Ellipsometric study of the polysilicon/thin oxide/single-crystalline silicon structure and its change upon annealing

Abstract

Polysilicon/thin oxide/single-crystalline silicon structures used as emitters of bipolar transistors were measured using spectroscopic ellipsometry. The thin SiOx layer was deposited on the substrate in a rapid thermal processing chamber, then polysilicon was deposited, implanted with As, and annealed. During annealing the SiOx layer dissolves to islands retarding the diffusion of As, which results in a shallow p-n junction. The process—and as a consequence, the device performance—depends sensitively on the thickness of the oxide layer. We developed optical models to measure the thickness of the SiOx layer at each process step, i.e., after SiOx deposition, after polysilicon deposition, and after annealing. The structure, the surface quality, and the homogeneity of the polysilicon layers were obtained from the same optical model.
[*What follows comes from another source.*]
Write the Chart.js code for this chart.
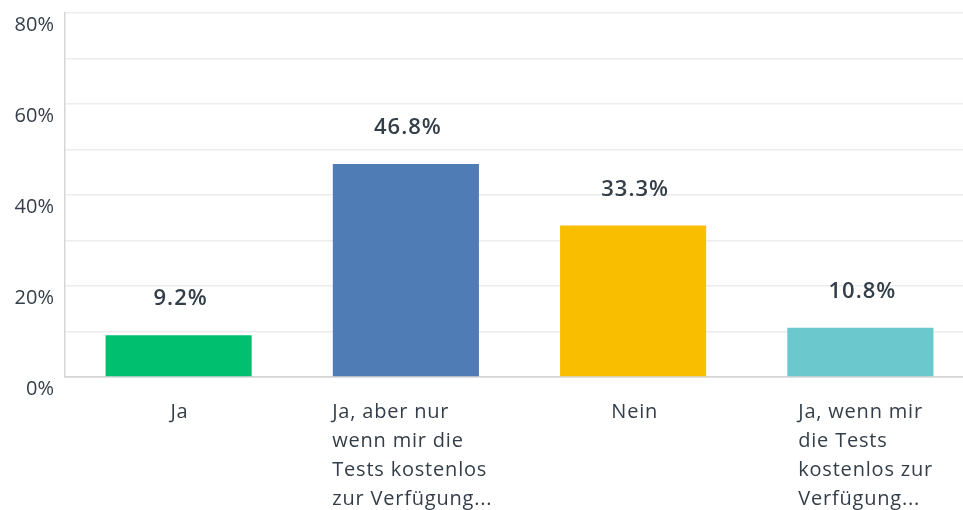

The thickness of the initially 0.76–0.86 nm SiOx layer decreased to the detection limit of about 0.2 nm during annealing, together with a significant crystallization of the deposited amorphous Si resulting in a perfectly smooth surface with a native oxide layer. The uncertainty of the measurement of the SiOx layer after annealing was typically 0.2 nm even below the polysilicon layer of about 150 nm. Our results show that ellipsometry is a proper tool for the measurement of the thickness of the buried SiOx boundary layer, which can be applied as an in line or in situ measurement as well.